Article

In Brief ...

FEBRUARY 1959
Article
In Brief ...
FEBRUARY 1959

PRESIDENT DICKEY met with the Alumni Council on January 16 and spoke briefly that evening at the football dinner, which marked his first public appearance since his operation for phlebitis a month earlier. Although still lame, he has been recovering satisfactorily from his operation and has gradually been resuming work, occasionally at the office but mostly at home. Unfortunately, he faces another operation, probably this month, for a bad knee that troubled him some years ago and has flared up as a result of the phlebitis condition.

The Tucker Foundation will sponsor a Dartmouth conference, February 27 and 28, on the subject of "The Individual and the Organization." Dr. Margaret Mead, distinguished anthropologist, and Irwin Miller, industrial leader who previously lectured in the Great Issues Course, will be guest participants in the discussions.

In connection with the conference, the Tucker Foundation is conducting a student essay contest on the subject, "Individuality in the College Community." A prize of $50 will be awarded for the best essay in each of the four undergraduate classes, and an additional $50 will go to the grand winner, who will be asked to present his essay for discussion at the February conference.

First-term grades of the freshman class are higher than the first-semester averages of the three preceding freshman classes, it was announced last month by Dean Albert I. Dickerson '30. The mean average for '62 men was 3.0, compared with 2.8 for '61 and 2.85 for '59. Thirteen freshmen scored a perfect 5.0, compared with only one '61 man who did so last year; and 114. freshmen had better than 4.0 for the fall term, whereas 74 men did that well last year, and 79 three years ago.
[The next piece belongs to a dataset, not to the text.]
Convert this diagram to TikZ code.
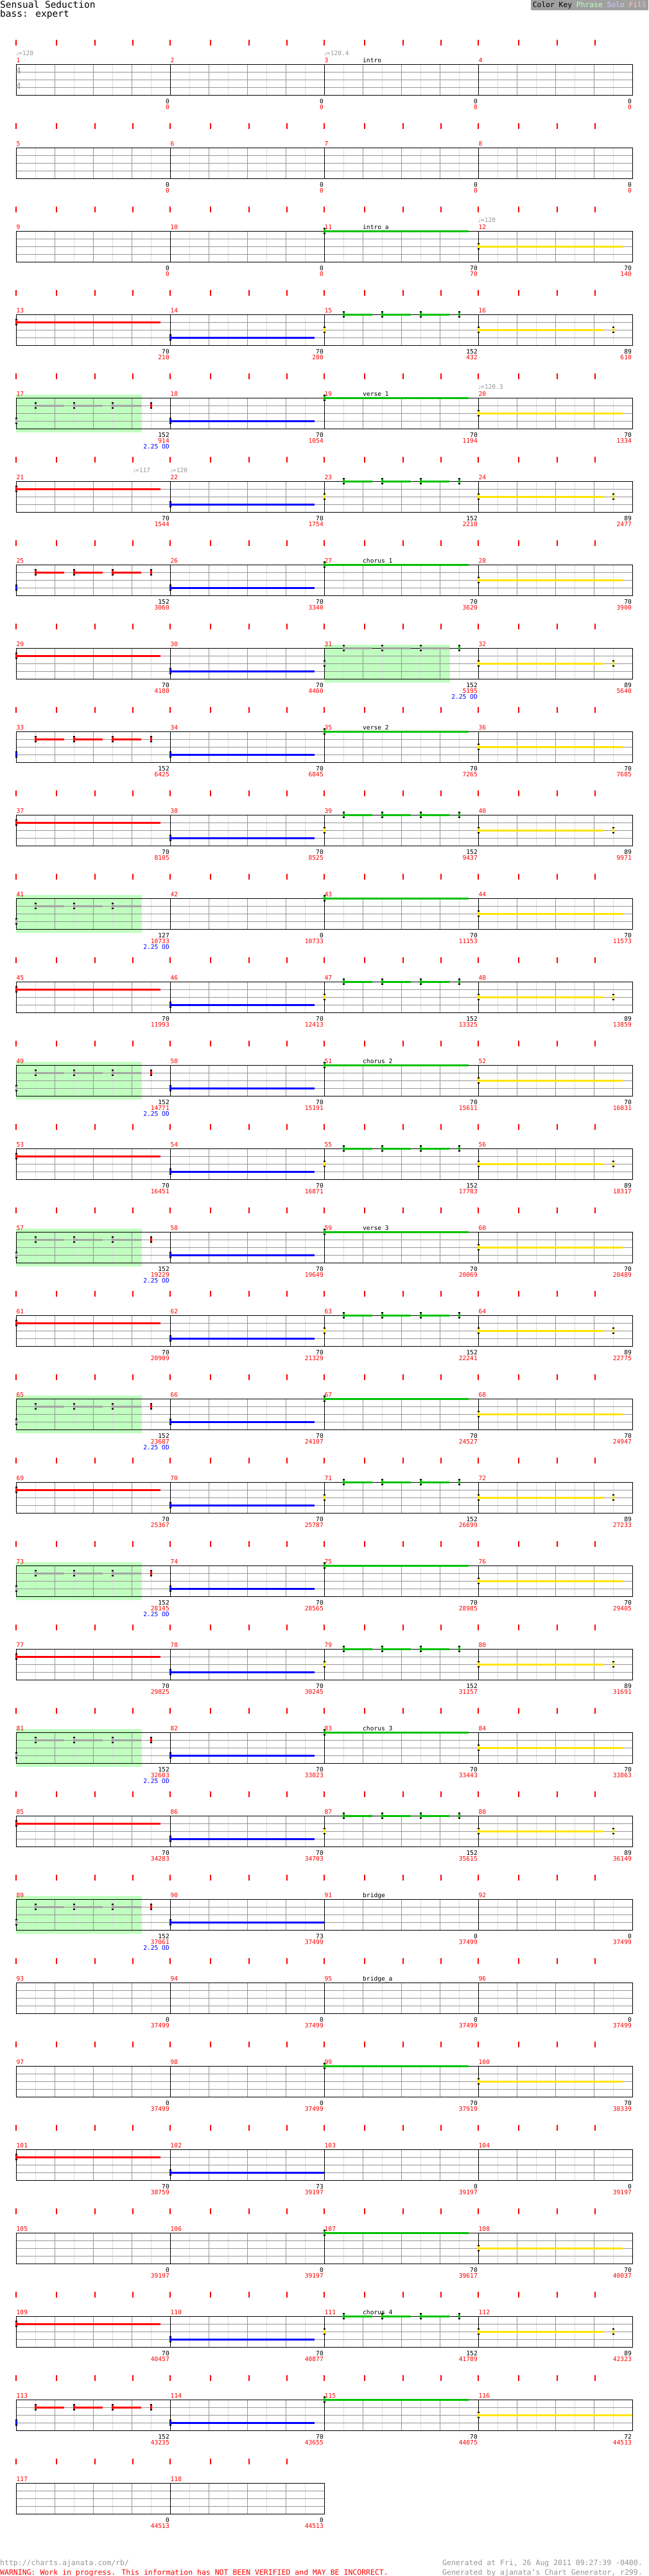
\documentclass[tikz,border=0pt]{standalone}
\usepackage{fontspec}
\setmainfont{DejaVu Sans Mono}
\newfontfamily\symfont{DejaVu Sans}
\definecolor{nred}{RGB}{255,0,0}
\definecolor{ngrn}{RGB}{0,192,0}
\definecolor{nyel}{RGB}{255,228,0}
\definecolor{nblue}{RGB}{0,0,255}
\definecolor{ngray}{RGB}{165,165,165}
\definecolor{odfill}{RGB}{192,255,192}
\definecolor{lanegray}{RGB}{150,150,150}
\definecolor{eighthgray}{RGB}{221,221,221}
\definecolor{tgray}{RGB}{150,150,150}
\definecolor{keybg}{RGB}{160,160,160}
\definecolor{phrasec}{RGB}{192,255,192}
\definecolor{soloc}{RGB}{204,204,255}
\definecolor{fillc}{RGB}{255,196,196}

\newcommand\lbl{\fontsize{9.6pt}{11pt}\selectfont}
\newcommand\findmeasure[1]{\pgfmathtruncatemacro\mrow{(#1-1)/4}\pgfmathtruncatemacro\mcol{mod(#1-1,4)}}
\newcommand\tap[3]{%
  \fill[black] ({#1-1},{#2*12-5}) rectangle ++(2.5,10);
  \fill[#3] ({#1-1},{#2*12-3}) rectangle ++(2.5,6);}
\newcommand\hold[4]{%
  \draw[line width=3pt,#4] (#1,{#2*12}) -- ++(#3,0);
  \tap{#1}{#2}{#4}}
\newcommand\trip[2]{\foreach \k in {30,90,150}{\hold{\k}{#1}{45}{#2}}}
\newcommand\patA{\hold{0}{1}{225}{nred}}
\newcommand\patB{\hold{0}{3}{225}{nblue}}
\newcommand\patL{\hold{0}{3}{240}{nblue}}
\newcommand\patC{\tap{0}{2}{nyel}\trip{0}{ngrn}\tap{210}{0}{ngrn}}
\newcommand\patO{\tap{0}{2}{ngray}\trip{0}{ngray}\tap{210}{0}{ngrn}}
\newcommand\patD{\hold{0}{2}{195}{nyel}\tap{210}{2}{nyel}}
\newcommand\patE{\hold{0}{0}{225}{ngrn}}
\newcommand\patF{\hold{0}{2}{225}{nyel}}
\newcommand\patM{\hold{0}{2}{240}{nyel}}
\newcommand\patG{\tap{0}{3}{nblue}\trip{1}{nred}\tap{210}{1}{nred}}
\newcommand\patH{\tap{0}{3}{ngray}\trip{1}{ngray}\tap{210}{1}{nred}}
\newcommand\patK{\tap{0}{3}{ngray}\trip{1}{ngray}}
\newcommand\staffrow[2]{%
  \pgfmathtruncatemacro\rowy{100+130*#1}%
  \pgfmathtruncatemacro\roww{240*#2}%
  \begin{scope}[shift={(25,\rowy)}]
    \foreach \i in {30,90,...,\roww} \draw[eighth] (\i,0) -- (\i,48);
    \foreach \i in {60,120,...,\roww} \draw[beat] (\i,0) -- (\i,48);
    \foreach \j in {12,24,36} \draw[beat] (0,\j) -- (\roww,\j);
    \foreach \i in {240,480,...,\roww} \draw[bar] (\i,0) -- (\i,48);
    \draw[bar] (0,0) rectangle (\roww,48);
  \end{scope}}

\begin{document}
\begin{tikzpicture}[x=1pt,y=-1pt,
  eighth/.style={eighthgray,line width=1pt},
  beat/.style={lanegray,line width=1pt},
  bar/.style={black,line width=1pt},
  tick/.style={nred,line width=1.4pt},
  mnum/.style={anchor=base west,inner sep=0pt,text=nred,font=\lbl},
  sec/.style={anchor=base west,inner sep=0pt,font=\lbl},
  tempo/.style={anchor=base west,inner sep=0pt,text=tgray,font=\lbl},
  beatnum/.style={anchor=base east,inner sep=0pt,font=\lbl},
  timenum/.style={beatnum,text=nred},
  odnum/.style={beatnum,text=nblue},
  head/.style={anchor=base west,inner sep=0pt,font=\fontsize{14.5pt}{16pt}\selectfont},
  foot/.style={anchor=base west,inner sep=0pt,font=\fontsize{11.5pt}{13pt}\selectfont}]
\fill[white] (0,0) rectangle (1010,4015);
\useasboundingbox (0,0) rectangle (1010,4015);

\node[head] (title) at (0,12.7) {Sensual Seduction};
\node[head] (part) at (0,26) {bass: expert};
\node[anchor=north east,fill=keybg,inner xsep=3pt,inner ysep=2pt,text height=9pt,text depth=3pt,
  font=\fontsize{11.3pt}{13pt}\selectfont] (key) at (1010,0)
  {Color Key {\color{phrasec}Phrase} {\color{soloc}Solo} {\color{fillc}Fill}};

\foreach \n in {17,31,41,49,57,65,73,81,89}{\findmeasure{\n}
  \fill[odfill] ({25+240*\mcol},{95+130*\mrow}) rectangle ++(196,59);}

\foreach \r in {0,...,28}{\staffrow{\r}{4}}
\staffrow{29}{2}

\foreach \r in {0,...,29}{
  \pgfmathtruncatemacro\nm{\r==29 ? 1 : 3}
  \foreach \m in {0,...,\nm}{
    \draw[tick,line width=2pt] ({25+240*\m},{62+130*\r}) -- ++(0,9);
    \foreach \o in {63,123,182} \draw[tick] ({25+240*\m+\o},{62+130*\r}) -- ++(0,9);}}

\node[anchor=base west,inner sep=0pt,text=tgray,font=\fontsize{14pt}{16pt}\selectfont] (ts1) at (24.5,115) {4};
\node[anchor=base west,inner sep=0pt,text=tgray,font=\fontsize{14pt}{16pt}\selectfont] (ts2) at (24.5,139) {4};

\foreach \n in {1,...,118}{\findmeasure{\n}
  \node[mnum] (m\n) at ({25.5+240*\mcol},{97+130*\mrow}) {\n};}

\foreach \n/\s in {3/intro,11/intro\_a,19/verse\_1,27/chorus\_1,35/verse\_2,51/chorus\_2,
  59/verse\_3,83/chorus\_3,91/bridge,95/bridge\_a,111/chorus\_4}{\findmeasure{\n}
  \node[sec] (s\n) at ({85+240*\mcol},{97+130*\mrow}) {\s};}

\foreach \n/\o/\t in {1/0/120,3/0/120.4,12/0/120,20/0/120.3,21/182/117,22/0/120}{\findmeasure{\n}
  \node[tempo] (q\n) at ({25+\o+240*\mcol},{86+130*\mrow}) {{\symfont\fontsize{8pt}{9pt}\selectfont ♩}=\t};}

\foreach \n/\p in {11/E,12/F,13/A,14/B,15/C,16/D,17/H,18/B,19/E,20/F,
  21/A,22/B,23/C,24/D,25/G,26/B,27/E,28/F,29/A,30/B,31/O,32/D,
  33/G,34/B,35/E,36/F,37/A,38/B,39/C,40/D,41/K,43/E,44/F,
  45/A,46/B,47/C,48/D,49/H,50/B,51/E,52/F,53/A,54/B,55/C,56/D,
  57/H,58/B,59/E,60/F,61/A,62/B,63/C,64/D,65/H,66/B,67/E,68/F,
  69/A,70/B,71/C,72/D,73/H,74/B,75/E,76/F,77/A,78/B,79/C,80/D,
  81/H,82/B,83/E,84/F,85/A,86/B,87/C,88/D,89/H,90/L,99/E,100/F,
  101/A,102/L,107/E,108/F,109/A,110/B,111/C,112/D,113/G,114/B,115/E,116/M}{\findmeasure{\n}
  \begin{scope}[shift={({25+240*\mcol},{100+130*\mrow})}]
    \csname pat\p\endcsname
  \end{scope}}

\foreach \n/\a/\b in {1/0/0,2/0/0,3/0/0,4/0/0,5/0/0,6/0/0,7/0/0,8/0/0,
  9/0/0,10/0/0,11/70/70,12/70/140,13/70/210,14/70/280,15/152/432,16/89/610,
  17/152/914,18/70/1054,19/70/1194,20/70/1334,21/70/1544,22/70/1754,23/152/2210,24/89/2477,
  25/152/3060,26/70/3340,27/70/3620,28/70/3900,29/70/4180,30/70/4460,31/152/5195,32/89/5640,
  33/152/6425,34/70/6845,35/70/7265,36/70/7685,37/70/8105,38/70/8525,39/152/9437,40/89/9971,
  41/127/10733,42/0/10733,43/70/11153,44/70/11573,45/70/11993,46/70/12413,47/152/13325,48/89/13859,
  49/152/14771,50/70/15191,51/70/15611,52/70/16031,53/70/16451,54/70/16871,55/152/17783,56/89/18317,
  57/152/19229,58/70/19649,59/70/20069,60/70/20489,61/70/20909,62/70/21329,63/152/22241,64/89/22775,
  65/152/23687,66/70/24107,67/70/24527,68/70/24947,69/70/25367,70/70/25787,71/152/26699,72/89/27233,
  73/152/28145,74/70/28565,75/70/28985,76/70/29405,77/70/29825,78/70/30245,79/152/31157,80/89/31691,
  81/152/32603,82/70/33023,83/70/33443,84/70/33863,85/70/34283,86/70/34703,87/152/35615,88/89/36149,
  89/152/37061,90/73/37499,91/0/37499,92/0/37499,93/0/37499,94/0/37499,95/0/37499,96/0/37499,
  97/0/37499,98/0/37499,99/70/37919,100/70/38339,101/70/38759,102/73/39197,103/0/39197,104/0/39197,
  105/0/39197,106/0/39197,107/70/39617,108/70/40037,109/70/40457,110/70/40877,111/152/41789,112/89/42323,
  113/152/43235,114/70/43655,115/70/44075,116/72/44513,117/0/44513,118/0/44513}{\findmeasure{\n}
  \node[beatnum] (a\n) at ({24+240*(\mcol+1)},{161+130*\mrow}) {\a};
  \node[timenum] (b\n) at ({24+240*(\mcol+1)},{170+130*\mrow}) {\b};}

\foreach \n in {17,31,41,49,57,65,73,81,89}{\findmeasure{\n}
  \node[odnum] (o\n) at ({24+240*(\mcol+1)},{179+130*\mrow}) {2.25 OD};}

\node[foot,text=tgray] (url) at (0,3998) {http://charts.ajanata.com/rb/};
\node[foot,text=nred] (warn) at (0,4013) {WARNING: Work in progress. This information has NOT BEEN VERIFIED and MAY BE INCORRECT.};
\node[foot,text=tgray] (gen) at (689,3998) {Generated at Fri, 26 Aug 2011 09:27:39 -0400.};
\node[foot,text=tgray] (ver) at (689,4013) {Generated by ajanata's Chart Generator, r299.};
\end{tikzpicture}
\end{document}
Only 13 freshmen in a class of 770 were placed on academic probation at the end of the first term, while 20 members of the Class of 1961, 38 '60s, and 29 '59s were put on probation at the end of their first semesters.

Dean Dickerson pointed out that the better scholastic performance by 1962 may be due to the new three-course plan rather than to any real academic superiority over these other recent entering classes. For example, the probability of getting three A's and a 5.0 average is much higher than for getting five A's, and this applies to B's and C's as well. Just the same, the present freshman class is doing all right scholastically.

The January report of Mrs. Charlotte Ford Morrison, alumni recorder, gives the grand total of living Dartmouth alumni as 29,078. For the College proper the figures are 20,618 living graduates and 7,314 living non-graduates, for a total of 27,932. The central point of the alumni body falls in the Class of 1938.